## Given request
Set down only the lines running from the one with "Write a LaTeX" to the one with "(ttop) at (173,25)", both lines included, exactly as they stand, please.
◇ ◇ ◇
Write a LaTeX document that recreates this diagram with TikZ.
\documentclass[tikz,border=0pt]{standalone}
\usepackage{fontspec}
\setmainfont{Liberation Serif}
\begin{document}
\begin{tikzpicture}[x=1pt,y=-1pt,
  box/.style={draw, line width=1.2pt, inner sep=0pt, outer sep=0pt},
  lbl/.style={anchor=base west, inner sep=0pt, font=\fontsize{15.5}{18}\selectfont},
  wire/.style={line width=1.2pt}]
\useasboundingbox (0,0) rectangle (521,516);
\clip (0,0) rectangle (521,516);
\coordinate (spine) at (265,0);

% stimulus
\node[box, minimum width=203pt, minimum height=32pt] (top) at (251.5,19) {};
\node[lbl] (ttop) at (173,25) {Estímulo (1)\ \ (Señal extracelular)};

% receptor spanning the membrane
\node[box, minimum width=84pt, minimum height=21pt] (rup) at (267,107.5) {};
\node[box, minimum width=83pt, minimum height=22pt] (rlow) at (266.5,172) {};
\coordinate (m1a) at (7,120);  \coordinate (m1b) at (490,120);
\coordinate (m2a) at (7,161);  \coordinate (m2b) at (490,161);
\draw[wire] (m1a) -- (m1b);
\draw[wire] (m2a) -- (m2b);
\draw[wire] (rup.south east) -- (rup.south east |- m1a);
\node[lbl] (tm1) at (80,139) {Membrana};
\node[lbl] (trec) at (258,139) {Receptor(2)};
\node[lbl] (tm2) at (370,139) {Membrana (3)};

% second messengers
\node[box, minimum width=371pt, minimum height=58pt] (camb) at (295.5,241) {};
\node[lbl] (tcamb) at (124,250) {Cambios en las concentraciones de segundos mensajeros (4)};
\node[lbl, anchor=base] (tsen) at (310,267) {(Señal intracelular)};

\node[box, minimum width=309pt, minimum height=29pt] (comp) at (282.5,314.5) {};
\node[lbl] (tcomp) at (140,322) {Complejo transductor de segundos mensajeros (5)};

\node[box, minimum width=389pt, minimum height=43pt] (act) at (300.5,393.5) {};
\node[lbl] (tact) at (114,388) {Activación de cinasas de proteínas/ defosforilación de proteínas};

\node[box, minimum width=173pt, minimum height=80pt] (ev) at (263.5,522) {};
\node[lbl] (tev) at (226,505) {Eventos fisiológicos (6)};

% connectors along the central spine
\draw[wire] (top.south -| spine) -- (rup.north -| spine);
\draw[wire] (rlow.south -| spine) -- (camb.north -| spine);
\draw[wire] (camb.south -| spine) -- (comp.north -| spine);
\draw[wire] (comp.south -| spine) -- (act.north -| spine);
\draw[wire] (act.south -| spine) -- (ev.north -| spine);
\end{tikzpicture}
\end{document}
◇ ◇ ◇
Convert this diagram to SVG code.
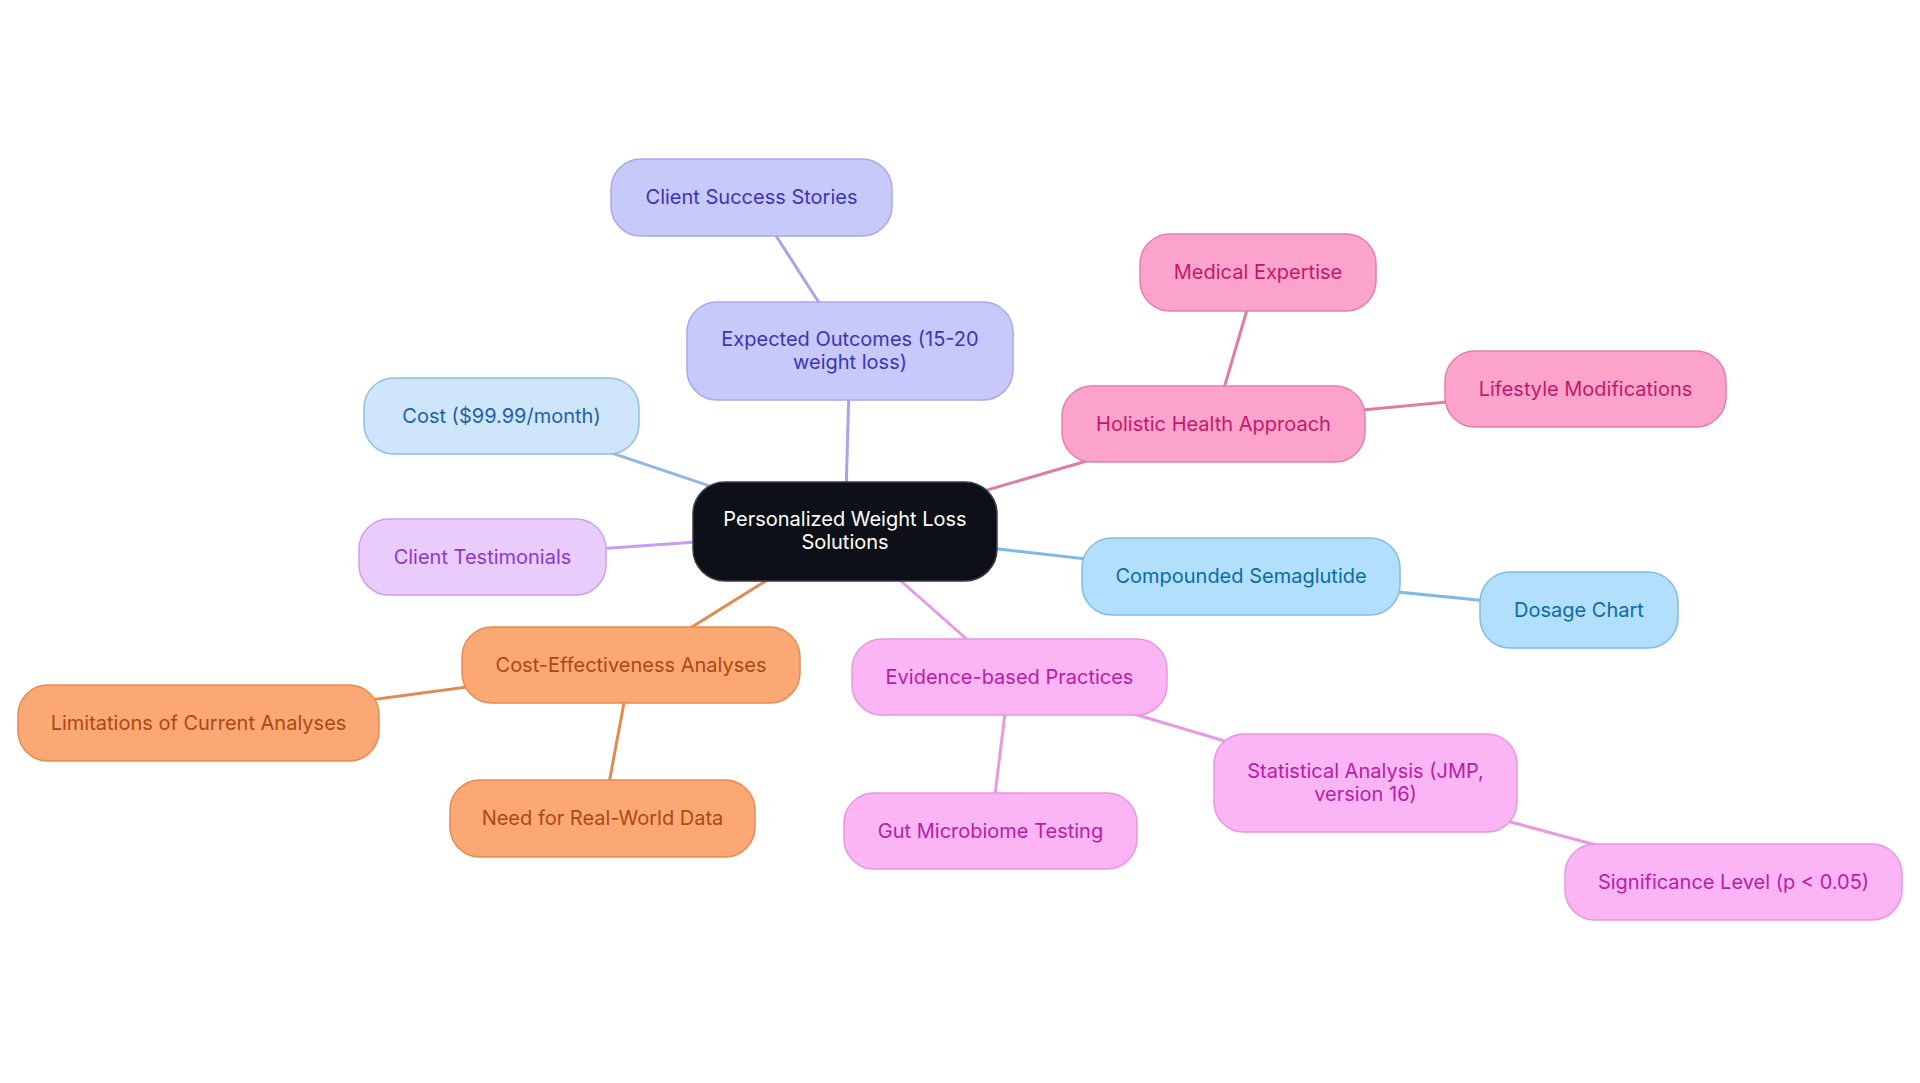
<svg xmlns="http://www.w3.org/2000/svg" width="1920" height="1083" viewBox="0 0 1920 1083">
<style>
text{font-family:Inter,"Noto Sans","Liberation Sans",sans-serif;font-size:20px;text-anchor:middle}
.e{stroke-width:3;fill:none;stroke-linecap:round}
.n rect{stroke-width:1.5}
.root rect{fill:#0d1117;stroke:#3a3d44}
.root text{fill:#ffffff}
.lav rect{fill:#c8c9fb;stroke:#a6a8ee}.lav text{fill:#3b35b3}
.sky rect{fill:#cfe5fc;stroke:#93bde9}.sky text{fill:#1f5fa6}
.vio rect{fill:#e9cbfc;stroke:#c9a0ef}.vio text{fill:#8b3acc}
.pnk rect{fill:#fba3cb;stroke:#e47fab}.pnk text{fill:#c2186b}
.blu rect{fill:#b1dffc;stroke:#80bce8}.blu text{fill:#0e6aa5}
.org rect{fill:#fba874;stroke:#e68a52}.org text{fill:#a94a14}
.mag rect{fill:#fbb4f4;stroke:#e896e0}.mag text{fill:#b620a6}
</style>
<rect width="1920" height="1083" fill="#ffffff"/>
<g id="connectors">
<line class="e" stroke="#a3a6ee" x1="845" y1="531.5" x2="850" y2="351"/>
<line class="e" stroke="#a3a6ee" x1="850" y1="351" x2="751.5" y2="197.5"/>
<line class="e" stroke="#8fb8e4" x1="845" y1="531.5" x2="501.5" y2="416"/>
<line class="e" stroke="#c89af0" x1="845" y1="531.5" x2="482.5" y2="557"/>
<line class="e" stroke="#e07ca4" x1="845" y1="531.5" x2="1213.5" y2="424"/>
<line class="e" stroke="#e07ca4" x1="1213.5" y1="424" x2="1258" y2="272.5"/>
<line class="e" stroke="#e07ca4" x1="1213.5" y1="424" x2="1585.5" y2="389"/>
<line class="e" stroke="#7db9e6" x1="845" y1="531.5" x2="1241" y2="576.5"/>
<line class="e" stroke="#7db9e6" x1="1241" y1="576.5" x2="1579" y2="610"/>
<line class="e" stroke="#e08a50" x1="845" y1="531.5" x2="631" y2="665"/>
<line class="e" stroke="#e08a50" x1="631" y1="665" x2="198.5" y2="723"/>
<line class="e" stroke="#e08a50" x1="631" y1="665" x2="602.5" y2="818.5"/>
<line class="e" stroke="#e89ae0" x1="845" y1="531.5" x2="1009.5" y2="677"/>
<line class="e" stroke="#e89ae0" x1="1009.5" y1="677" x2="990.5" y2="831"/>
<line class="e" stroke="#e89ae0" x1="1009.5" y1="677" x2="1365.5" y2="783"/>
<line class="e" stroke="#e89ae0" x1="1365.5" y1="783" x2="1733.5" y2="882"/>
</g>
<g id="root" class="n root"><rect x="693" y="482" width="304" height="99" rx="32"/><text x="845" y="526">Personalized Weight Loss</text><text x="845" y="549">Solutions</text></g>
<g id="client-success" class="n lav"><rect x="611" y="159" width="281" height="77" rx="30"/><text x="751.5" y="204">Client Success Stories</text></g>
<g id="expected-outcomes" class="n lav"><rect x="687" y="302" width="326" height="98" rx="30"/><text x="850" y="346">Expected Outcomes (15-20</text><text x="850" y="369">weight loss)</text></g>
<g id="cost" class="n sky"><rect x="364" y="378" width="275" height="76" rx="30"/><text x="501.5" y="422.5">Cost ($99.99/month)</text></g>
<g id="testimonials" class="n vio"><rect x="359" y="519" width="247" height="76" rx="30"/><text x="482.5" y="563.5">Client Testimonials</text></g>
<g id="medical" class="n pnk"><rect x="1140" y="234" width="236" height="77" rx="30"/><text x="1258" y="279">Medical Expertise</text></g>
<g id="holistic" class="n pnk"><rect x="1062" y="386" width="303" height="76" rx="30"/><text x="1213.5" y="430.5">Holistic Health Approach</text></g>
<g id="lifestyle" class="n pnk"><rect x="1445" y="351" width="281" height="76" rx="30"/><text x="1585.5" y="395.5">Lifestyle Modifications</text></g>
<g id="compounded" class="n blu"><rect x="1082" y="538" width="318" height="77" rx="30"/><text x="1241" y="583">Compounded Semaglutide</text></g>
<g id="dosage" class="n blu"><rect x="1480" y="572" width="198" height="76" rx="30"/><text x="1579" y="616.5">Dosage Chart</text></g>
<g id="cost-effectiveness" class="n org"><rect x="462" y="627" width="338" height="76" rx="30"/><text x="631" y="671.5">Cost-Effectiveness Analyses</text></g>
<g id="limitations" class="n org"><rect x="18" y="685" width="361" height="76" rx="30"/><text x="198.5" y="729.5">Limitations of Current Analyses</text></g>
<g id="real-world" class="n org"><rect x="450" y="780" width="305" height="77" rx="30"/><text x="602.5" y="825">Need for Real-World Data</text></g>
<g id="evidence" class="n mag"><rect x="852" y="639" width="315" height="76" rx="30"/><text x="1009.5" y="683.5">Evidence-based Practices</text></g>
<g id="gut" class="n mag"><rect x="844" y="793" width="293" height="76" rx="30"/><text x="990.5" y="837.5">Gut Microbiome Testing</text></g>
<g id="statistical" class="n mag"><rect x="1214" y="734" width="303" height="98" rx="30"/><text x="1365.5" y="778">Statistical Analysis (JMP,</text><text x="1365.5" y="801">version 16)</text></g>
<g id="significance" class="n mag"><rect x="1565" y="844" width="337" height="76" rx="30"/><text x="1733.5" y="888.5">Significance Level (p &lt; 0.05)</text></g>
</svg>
◇ ◇ ◇
## Output for this exercise
Write a LaTeX document that recreates this diagram with TikZ.
\documentclass[tikz,border=0pt]{standalone}
\usepackage{fontspec}
\setmainfont{Liberation Serif}
\begin{document}
\begin{tikzpicture}[x=1pt,y=-1pt,
  box/.style={draw, line width=1.2pt, inner sep=0pt, outer sep=0pt},
  lbl/.style={anchor=base west, inner sep=0pt, font=\fontsize{15.5}{18}\selectfont},
  wire/.style={line width=1.2pt}]
\useasboundingbox (0,0) rectangle (521,516);
\clip (0,0) rectangle (521,516);
\coordinate (spine) at (265,0);

% stimulus
\node[box, minimum width=203pt, minimum height=32pt] (top) at (251.5,19) {};
\node[lbl] (ttop) at (173,25) {Estímulo (1)\ \ (Señal extracelular)};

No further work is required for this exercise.